We will start with linear growth; stating that the growth is linear is the cartoon model. More precisely, we model bacterial growth as a constant process for each bacterium; it grows at the same rate regardless of bacterial mass. We can mathematize our model as

\[\begin{align} a(t) = a^0 + b t, \end{align}\]

where \(a(t)\) is the area of the bacterium over time, and \(t\) is the time since the last cell division. So, we now have our mathematical model. The growth rate is \(b\), and the area immediately after the last cell division is \(a^0\).

For the statistical model, we need to model error in measurement. The idea is that the cell grows according to the above equation, but there will be some natural stochastic variation away from that curve. Furthermore, there are errors in measurement for the area at each time point. (We assume that we can measure the time exactly without error.) Thus, the measured area \(a_i\) for a bacterium at time point \(t_i\) is

\[\begin{align} a_i = a^0 + b t_i + e_i, \end{align}\]

where \(e_i\) is the variation in the measurement from the mathematical model, called a residual. To complete the statistical model, we need to specify how \(e_i\) is distributed, and also the relationship between different time points. We first consider the latter. In time series analysis, the value (in this case the area) at time point \(t_{i+1}\) may be influenced by some memory process by the value at time point \(t_i\). Nonetheless, we often model measurements at different time points as i.i.d., only being connected with those at previous times by virtue of the fact that there is explicit time dependence in the mathematical model. This is typically a reasonable assumption, as many processes are memoryless.

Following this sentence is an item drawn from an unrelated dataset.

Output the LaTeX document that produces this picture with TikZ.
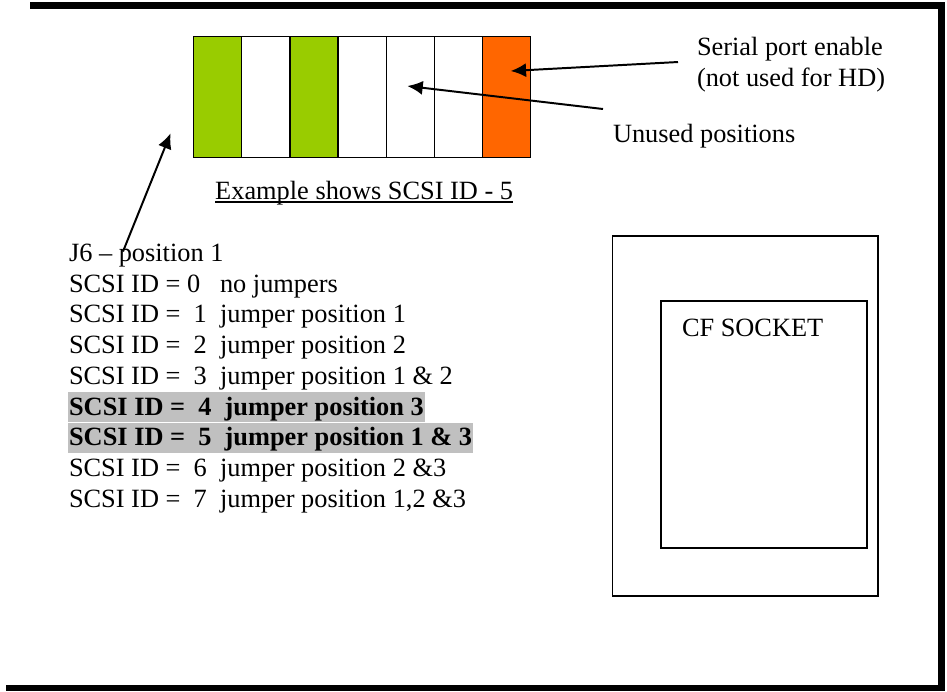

Given that the measurements are i.i.d., we can model the residual, \(e_i\). This is commonly modeled as Normal with mean zero and some finite variance. If that variance is the same for all time points, the residuals are said to be homoscedastic. If the variance changes over time, we have heteroscedasticity. So, if we assume homoscedastic error, we could write

\[\begin{align} f(e_i;\sigma) = \frac{1}{\sqrt{2\pi \sigma^2}} \mathrm{e}^{-e_i^2/2\sigma^2}\;\forall i. \end{align}\]

We can then write the PDF for the joint distribution of all of the measured data, \((\mathbf{t}, \mathbf{a})\),

\[\begin{align} f(\mathbf{a};\mathbf{t},a^0, b, \sigma) = \left(\frac{1}{2\pi\sigma^2}\right)^{n/2}\exp\left[-\frac{1}{2\sigma^2}\sum_{i=1}^n(a_i - a^0-bt_i)^2\right]. \end{align}\]

It is convenient to write this in shorthand.

\[\begin{split}\begin{align} &a_i = a^0 + b t_i + e_i \;\forall i,\\ &e_i \sim \text{Norm}(0, \sigma)\;\forall i, \end{align}\end{split}\]

or, equivalently,

\[\begin{align} a_i \sim \text{Norm}(a^0 + b t_i, \sigma)\;\forall i. \end{align}\]

Exponential growth

We can use exactly the same logic as above to write the model for Exponential growth.

\[\begin{split}\begin{align} &a_i = a^0 \mathrm{e}^{kt} + e_i \;\forall i,\\ &e_i \sim \text{Norm}(0, \sigma)\;\forall i, \end{align}\end{split}\]

or, equivalently,

\[\begin{align} a_i \sim \text{Norm}(a^0 \mathrm{e}^{kt}, \sigma)\;\forall i. \end{align}\]

Variate-covariate models

These models for bacterial growth are examples of variate-covariate models. The covariate is the time measurements, assumed to be known exactly. The variate, that which varies with the covariate, is the bacterial area. More generally, covariates are measured quantities that affect the measured value of a variate. In the first model, the variate depends linearly on the covariate, and in the second model, the variate depends exponentially on the covariate.

Important notes on generative modeling

In the three example models presented here, we used our best scientific and statistical insights to put forward a generative model. The model for linear growth of bacteria is in some sense “standard,” in that it leads to linear regression, a widely-used statistical tool. Nonetheless, your modeling should be bespoke. You should choose models that are appropriate for the experiment and data you are analyzing.

The bulk of next term is about parametric statistical models, how to build them, how to estimate their parameters, and how to compare them.